11. Ainsi qu'il vient d'être dit, M. B... n'invoque aucune circonstance de nature à justifier qu'il n'ait effectué aucune démarche auprès des autorités ukrainiennes avant d'avoir formé sa demande d'asile en 2014 et justifie seulement avoir saisi ces autorités d'une demande de reconnaissance de sa nationalité au début de l'année 2017. S'il indique avoir également effectué une démarche auprès des autorités russes, la copie d'un courrier dactylographié daté du 4 avril 2017, rédigé en français, non signé et non accompagné d'une quelconque preuve d'envoi, ne peut suffire à justifier d'une saisine effective de ces autorités. Enfin, M. B... invoque le bénéfice de dispositions de la loi du 18 janvier 2001 relative à la citoyenneté ukrainienne selon lesquelles un ressortissant ukrainien absent depuis plus de quinze ans du territoire national serait " considéré comme décédé ". Toutefois, d'une part, il ne conteste aucunement être retourné, fût-ce clandestinement, en Ukraine en 2014, de sorte qu'il ne peut sérieusement soutenir qu'étant entré en France en 2001, il aurait été absent du territoire ukrainien durant plus de quinze années ; d'autre part, il n'allègue pas que les dispositions qu'il invoque lui auraient effectivement été opposées.
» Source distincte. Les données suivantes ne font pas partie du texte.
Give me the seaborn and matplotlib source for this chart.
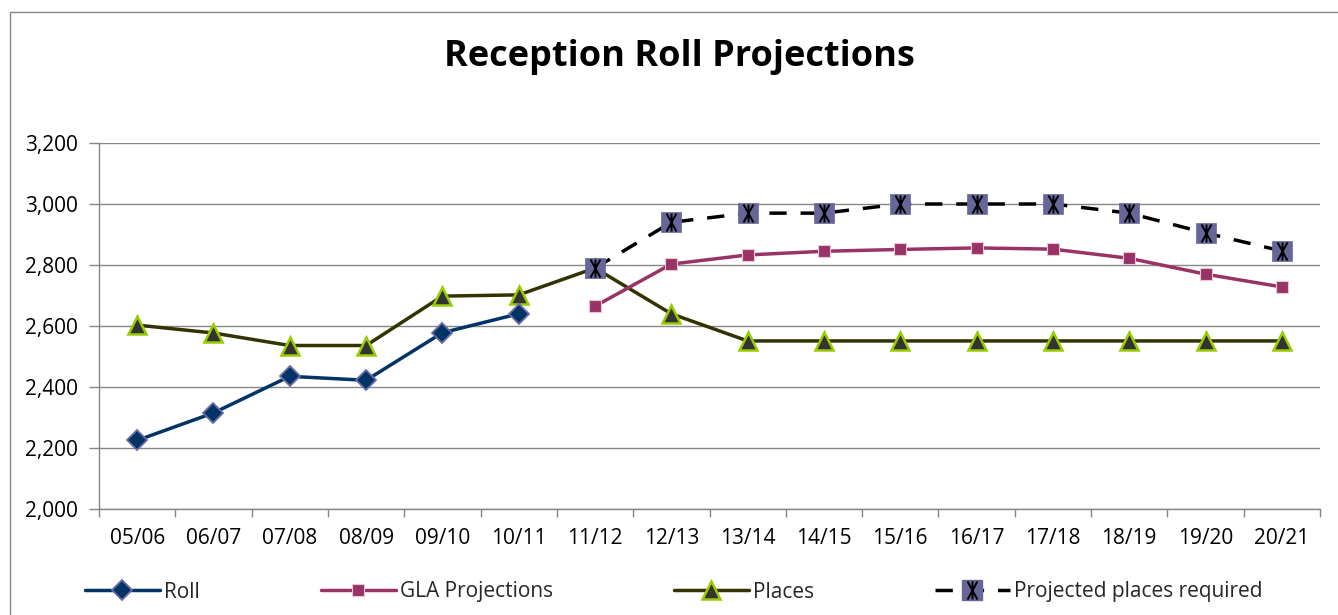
import matplotlib
matplotlib.use("Agg")
import matplotlib.pyplot as plt
import seaborn as sns
import numpy as np
import pandas as pd
from matplotlib.lines import Line2D
from matplotlib.legend_handler import HandlerTuple
from matplotlib.patches import Rectangle
from matplotlib.path import Path
from matplotlib.ticker import FixedLocator, FuncFormatter

years = ["05/06", "06/07", "07/08", "08/09", "09/10", "10/11", "11/12", "12/13",
         "13/14", "14/15", "15/16", "16/17", "17/18", "18/19", "19/20", "20/21"]
nan = np.nan
roll = [2225, 2315, 2435, 2422, 2578, 2640, nan, nan, nan, nan, nan, nan, nan, nan, nan, nan]
gla = [nan, nan, nan, nan, nan, nan, 2665, 2803, 2833, 2845, 2851, 2856, 2852, 2822, 2770, 2728]
places = [2603, 2577, 2536, 2536, 2698, 2702, 2790, 2640, 2551, 2551, 2551, 2551, 2551, 2551, 2551, 2551]
projected = [nan, nan, nan, nan, nan, nan, 2790, 2940, 2970, 2970, 3000, 3000, 3000, 2970, 2905, 2846]
yticks = [2000, 2200, 2400, 2600, 2800, 3000, 3200]

df = pd.DataFrame({"year": years, "Roll": roll, "GLA Projections": gla,
                   "Places": places, "Projected places required": projected})

sns.set_theme(style="white")
plt.rcParams['font.family'] = ['Open Sans', 'DejaVu Sans']

fig = plt.figure(figsize=(13.38, 6.15), dpi=100)
ax = fig.add_axes([99/1338, 1 - 509/615, (1320 - 99)/1338, (509 - 143)/615])

c_roll = "#003366"
c_gla = "#993366"
c_places = "#333300"

lw = 2.5
ms_roll, ms_gla, ms_pl, ms_pr, ms_star = 10, 8, 13, 15, 13

sns.lineplot(data=df, x="year", y="Places", ax=ax, color=c_places, lw=lw,
             marker="^", markersize=ms_pl, markerfacecolor="#333333",
             markeredgecolor="#99CC00", markeredgewidth=1.8, zorder=3)
sns.lineplot(data=df, x="year", y="Roll", ax=ax, color=c_roll, lw=lw,
             marker="D", markersize=ms_roll, markerfacecolor=c_roll,
             markeredgecolor="#6B6BA3", markeredgewidth=1.3, zorder=4)
sns.lineplot(data=df, x="year", y="GLA Projections", ax=ax, color=c_gla, lw=lw,
             marker="s", markersize=ms_gla, markerfacecolor=c_gla,
             markeredgecolor="#E8C8D8", markeredgewidth=0.8, zorder=4)
sns.lineplot(data=df, x="year", y="Projected places required", ax=ax, color="black", lw=lw,
             marker="s", markersize=ms_pr, markerfacecolor="#666699",
             markeredgecolor="#666699", markeredgewidth=0.5, zorder=5,
             dashes=False, linestyle=(0, (5, 4)))

# star-like marker (X with vertical bar) overlay
star = Path([(-0.55, -1), (0.55, 1), (-0.55, 1), (0.55, -1), (0, -1), (0, 1)],
            [Path.MOVETO, Path.LINETO, Path.MOVETO, Path.LINETO, Path.MOVETO, Path.LINETO])
sns.lineplot(data=df, x="year", y="Projected places required", ax=ax, lw=0,
             marker=star, markersize=ms_star, markerfacecolor="none",
             markeredgecolor="black", markeredgewidth=1.4, zorder=6)

ax.set_ylim(2000, 3200)
ax.set_xlim(-0.5, len(years) - 0.5)
ax.set_yticks(yticks)
ax.yaxis.set_major_formatter(FuncFormatter(lambda v, p: f"{int(v):,}"))
ax.set_xticks(range(len(years)))
ax.set_xticklabels(years)
ax.xaxis.set_minor_locator(FixedLocator(np.arange(-0.5, len(years), 1.0)))
ax.tick_params(axis="x", which="major", length=0, pad=14, labelsize=15, colors="black")
ax.tick_params(axis="x", which="minor", length=6, width=1, color="#868686", direction="out", bottom=True)
ax.tick_params(axis="y", which="major", length=7, width=1, color="#868686", direction="out",
               left=True, labelsize=15, pad=8, labelcolor="black")
ax.set_xlabel("")
ax.set_ylabel("")
ax.grid(axis="y", color="#868686", lw=1)
ax.grid(axis="x", visible=False)
ax.set_axisbelow(True)
for s in ["top", "right"]:
    ax.spines[s].set_visible(False)
for s in ["left", "bottom"]:
    ax.spines[s].set_color("#868686")
    ax.spines[s].set_linewidth(1)

fig.text(679/1338, 1 - 57/615, "Reception Roll Projections", ha="center", va="center",
         fontsize=26, fontweight="bold", color="black")

fig.patches.append(Rectangle((10/1338, -0.1), 1.2, 0.1 + (1 - 12/615),
                             transform=fig.transFigure, fill=False,
                             edgecolor="#868686", lw=1))

h_roll = Line2D([], [], color=c_roll, lw=lw, marker="D", markersize=ms_roll,
                markerfacecolor=c_roll, markeredgecolor="#6B6BA3", markeredgewidth=1.3)
h_gla = Line2D([], [], color=c_gla, lw=lw, marker="s", markersize=ms_gla,
               markerfacecolor=c_gla, markeredgecolor="#E8C8D8", markeredgewidth=0.8)
h_places = Line2D([], [], color=c_places, lw=lw, marker="^", markersize=ms_pl,
                  markerfacecolor="#333333", markeredgecolor="#99CC00", markeredgewidth=1.8)
h_proj1 = Line2D([], [], color="black", lw=lw, linestyle=(0, (5, 4)), marker="s", markersize=ms_pr,
                 markerfacecolor="#666699", markeredgecolor="#666699")
h_proj2 = Line2D([], [], lw=0, marker=star, markersize=ms_star, markerfacecolor="none",
                 markeredgecolor="black", markeredgewidth=1.4)
fig.legend([h_roll, h_gla, h_places, (h_proj1, h_proj2)],
           ["Roll", "GLA Projections", "Places", "Projected places required"],
           handler_map={tuple: HandlerTuple(ndivide=1)},
           loc="center left", bbox_to_anchor=(66/1338, 1 - 592/615), ncol=4,
           frameon=False, fontsize=15, handlelength=3.6, handletextpad=0.2,
           columnspacing=5.8)

fig.savefig("out.png", dpi=100)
Dès lors, M. B... n'est, en tout état de cause, pas fondé à se prévaloir de ces dispositions pour soutenir qu'il lui serait juridiquement impossible, du fait de sa longue absence du territoire ukrainien, d'obtenir une confirmation de sa nationalité. En conséquence, pour estimer que M. B... n'établissait aucunement avoir saisi les autorités ukrainiennes, en vue d'obtenir un document d'identité ou de se voir confirmer sa nationalité ukrainienne, entre son arrivée en France et la date du dépôt de sa demande d'asile en 2014, ni ne s'était expliqué sur cette abstention, et qu'il n'établissait pas davantage avoir, depuis lors, accompli des démarches sérieuses auprès des autorités centrales de son pays, lesquels motifs suffisaient à justifier légalement la décision de refus de reconnaissance de la qualité d'apatride, le directeur général de l'Office français de protection des réfugiés et apatrides n'a pas entaché sa décision d'une erreur de droit ni davantage d'une erreur dans l'appréciation de la situation de M. B....
12. Enfin, si le directeur général de l'Office français de protection des réfugiés et apatrides a également retenu un motif tiré de l'utilisation frauduleuse d'une identité d'emprunt pendant plusieurs années alors qu'un tel motif n'est pas au nombre de ceux qui peuvent légalement fonder un refus de reconnaissance de la qualité d'apatride, il ne ressort pas des pièces du dossier que ce motif aurait revêtu un caractère déterminant dans l'appréciation à laquelle cette autorité s'est livrée avant de prendre la décision en litige, fondée principalement sur l'absence de justification par M. B... de démarches significatives auprès des autorités ukrainiennes, ni que le directeur général de l'Office aurait pris une autre décision s'il n'avait pas pris en compte de telles circonstances. Il suit de là que le moyen tiré, sur ce point, de l'erreur de droit ne peut qu'être écarté.
13. Il résulte de tout ce qui précède que M. B... n'est pas fondé à soutenir que c'est à tort que, par le jugement attaqué, le tribunal administratif d'Amiens a rejeté sa demande. Ses conclusions à fin d'injonction sous astreinte et celles qu'il présente au titre de l'article L. 761-1 du code de justice administrative doivent, par voie de conséquence, être rejetées.
DÉCIDE :
Article 1er : La requête de M. B... est rejetée.
Article 2 : Le présent arrêt sera notifié à Mme A... B... et au directeur général de l'Office français de protection des réfugiés et apatrides.